A outra fonte do ódio é ideológica, ela atinge os que sempre detestaram e temeram o PT pelo simples fato de ele ser de esquerda. São os que querem preservar a sociedade brasileira do jeito que ela é. Ou, no mínimo, repelem as mudanças que a esquerda sempre preconizou: redistribuição de renda, reforma agrária, renda mínima ou renda cidadã, impostos diretos redistributivos, orçamento participativo e assim por diante. São os cidadãos que querem acabar com "essa raça pelos próximos 30 anos".
Por outro lado, há muita gente no PT e ao redor do partido que não odeia o PT, que acha que a maioria dos petistas não se acumpliciou e nem tolera práticas políticas e financeiras francamente delinqüentes, o que torna viável e indispensável "refundá-lo". É natural que essas pessoas, entre as quais me incluo, reajam ao ódio dos que nos atacam indiscriminadamente. E que escolham como adversários não os ex-companheiros desiludidos e feridos, mas os direitistas, os que se identificariam como "anticomunistas" se estivéssemos ainda nos tempos da Guerra Fria.
É a eles que Marilena Chaui se referiu quando disse, no ato público do dia 12 passado: "Odeiam-nos porque o PT foi o principal construtor da democracia no Brasil". A frase tocou num ponto sensível dos que diariamente nos lincham pela imprensa, pois vários jornais chegaram a responder a Marilena em editorial. Discutir, como vários fizeram, se o PT foi ou não foi o principal construtor da democracia é completamente ocioso. Basta que inimigos da democracia ou desta democracia que hoje temos acreditem que o PT é o principal responsável por ela para que odeiem o partido e aproveitem o ensejo para dar livre curso a sua sanha.
Para evitar mal-entendidos: não estou dizendo que o linchamento do PT seja uma conspiração das elites.
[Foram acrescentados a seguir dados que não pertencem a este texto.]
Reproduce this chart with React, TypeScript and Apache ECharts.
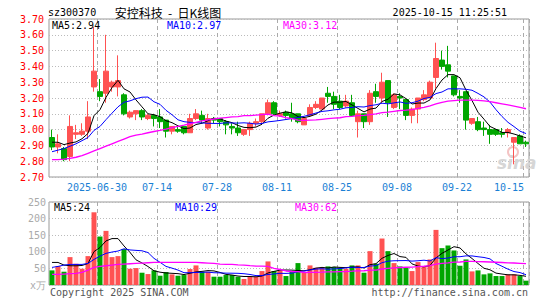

O partido mudou, adotou práticas inconfessáveis e por isso tem de ser refundado. Mas, entre os linchadores, há os que querem ajustar contas com o maior partido da esquerda para eliminá-lo do cenário político pelo menos por décadas. E há gente que responde a estes: "No pasarán!". E eu, modestamente, concordo. Se depender dos petistas que se reuniram para iniciar a refundação do PT, os desígnios deles não passarão mesmo.

Paul Singer, 73, economista, professor titular da Faculdade de Economia e Administração da USP (Universidade de São Paulo) e pesquisador do Cebrap (Centro Brasileiro de Análise e Planejamento), é secretário nacional de Economia Solidária do Ministério do Trabalho e Emprego. Foi secretário municipal do Planejamento de São Paulo (gestão Luiza Erundina).